Streaming: We intended to measure textual XML and binary formats in streaming scenarios.
Native Implementation Comparison: After looking at results for more properties, if we have to evaluate whether a given natively implemented format and processor are algorithmically superior to a format for which we only have a Java implementation, we would seek other work which has made isomorphic comparisons of Java to "C/C++" for applications with the same CPU and I/O distribution, and compare the difference in performance in that work.
Framework Network Driver: Take measurements over various networks using the network drivers in the measurements framework.
Evaluate Advisability by Use Case: For each (generalized) use case, use the cross-reference of each test group to each use case, given in the Analysis of the EXI Measurements, plus the analysis of the results for each test group, to determine whether or not the improved results would indicate the advisability of an EXI format for that use case. For example, the use case Metadata in Broadcast Systems is presently represented by 2 test groups, BCAST and CBMS. If an aggregate relative compactness measurement over the test groups is not competitive with any hand-coded binary formats now used in Broadcast Systems, then improved compactness alone would be unlikely to justify an EXI recommendation from the perspective of the Broadcast Systems use case. This numerical evaluation might be combined with external factors such as industry pressure for a standard format.
Evaluate Fidelity: Evaluate candidates on the metric of fidelity outlined in Table 1 to evaluate the XBC property of Roundtrip Support.

9.4. Appendix D: Scenario for Interoperability of XML and EXI using HTTP

This appendix describes a simple scenario for the transfer of a new application level file format over HTTP. We illustrate the case for a binary file format whose content corresponds to equivalent XML (which we'll call here 'EXI'), as this document describes, but the description is not necessarily confined to that objective. Nor is this intended to be a normative account. However, this is the scenario presently used in commercial production situations by some of the candidate format contributions described above.

In a heterogeneous distributed system consisting of clients and services that produce and consume textual XML, it would be important when introducing an EXI format to ensure that XML interoperability is not unduly affected. Since at any time, some but not all of the clients or services might support an EXI format, we would like that in a single HTTP interoperation between two nodes, they use EXI if they both understood it, and their configurations allowed it, but to use textual XML otherwise.

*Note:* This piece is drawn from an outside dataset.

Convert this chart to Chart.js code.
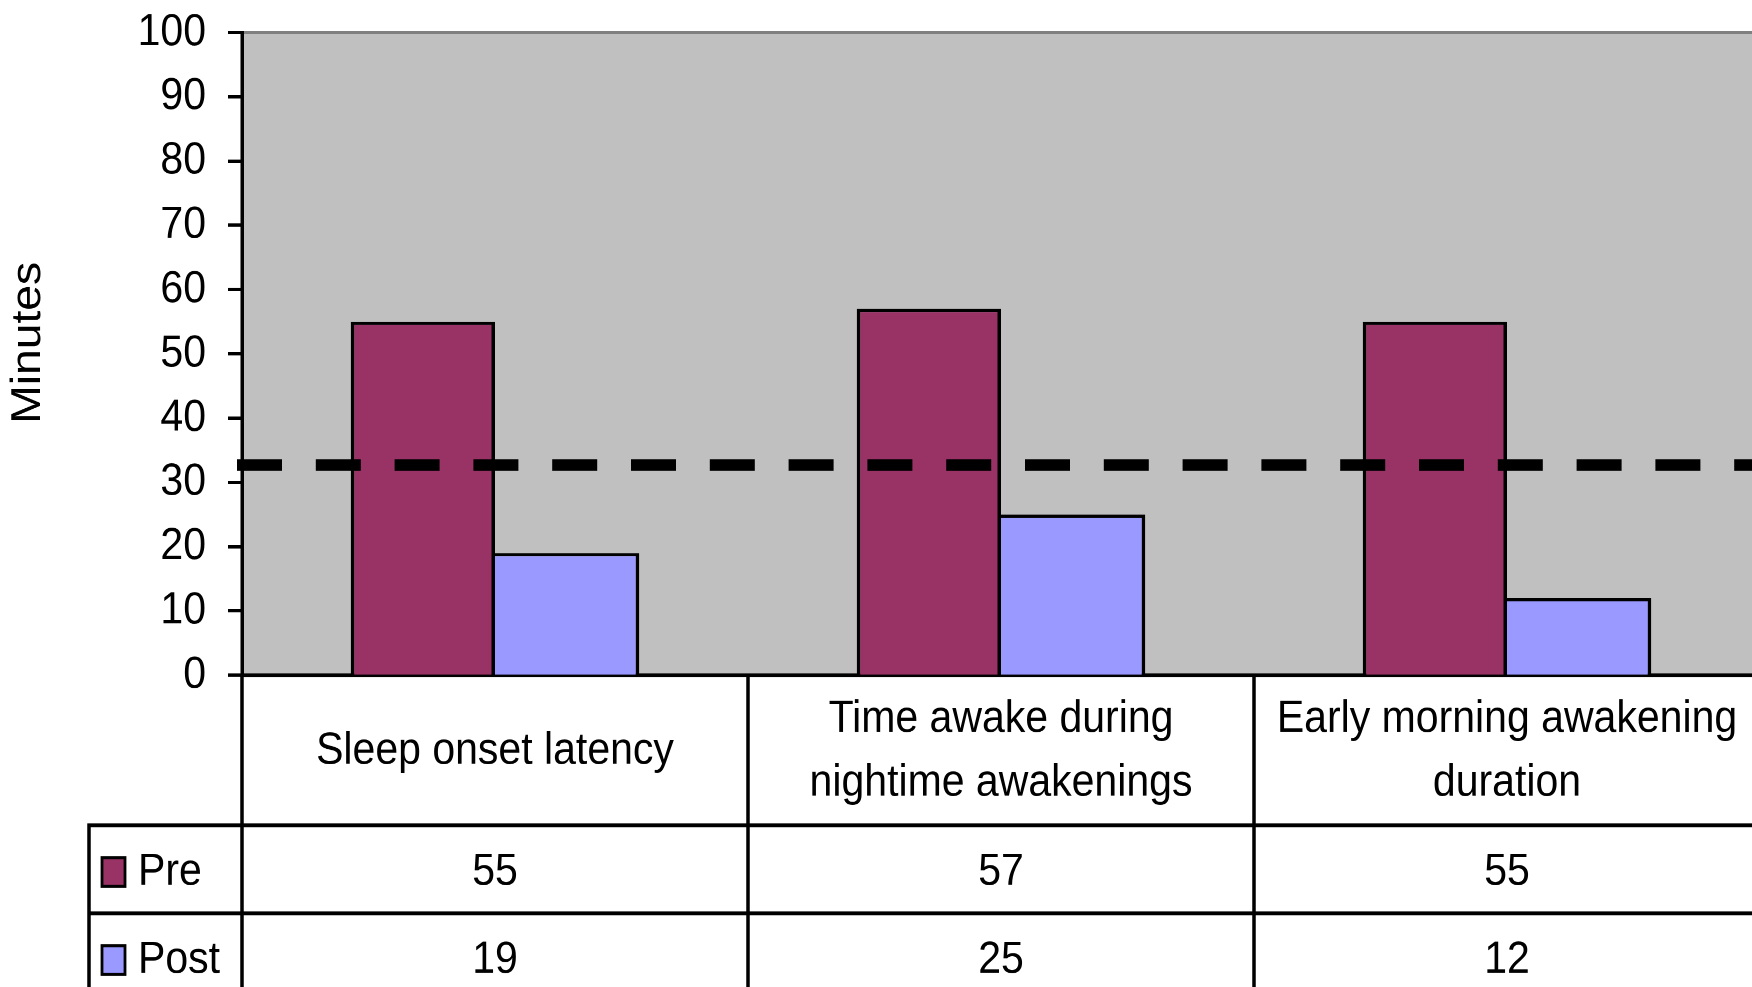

The HTTP 1.1 protocol specifies a feature called "agent-driven negotiation" (See [CN], part 12.2). This feature may be used to determine whether an HTTP client and service are capable of communicating using XML or an EXI format, and furthermore to make the interoperation based on the optimal capabilities of each.

Agent-driven negotiation is driven from the client. The client request informs the service of its capabilities and the service will respond according to its own capabilities which are compatible with the client.

The "Accept request-header field" ([CN], part 14.1) can be used to specify certain media types which are acceptable for the response.

If a client that did support XML and EXI formats performed an HTTP GET, it would include in the GET request an Accept request-header field containing the XML mime type and an EXI format MIME type. The service processing the request knows that the client accepts XML and the EXI format, and that either is acceptable for the response.

If a client that did support XML and EXI formats performed an HTTP POST, then there would be two possibilities.

First, the client might assume that the service did support the EXI format, and send the request in the EXI format. If the service did not support the EXI format then it would return an HTTP 415 error, unsupported media type, and the client would fall back to XML for a second and subsequent requests.

Second, the client can assume the service did not support the EXI format. It would then send the request in XML, and include an Accept request-header field containing the XML mime type and the EXI format MIME type. The service then knows that the client supports the EXI format and if it were capable of EXI then it would reply using the EXI format. Otherwise the service would reply using XML. For the second and subsequent requests the client would use the format in which the server replied to the first request, so if the server replied using the EXI format then the second and subsequent requests would be sent using the EXI format.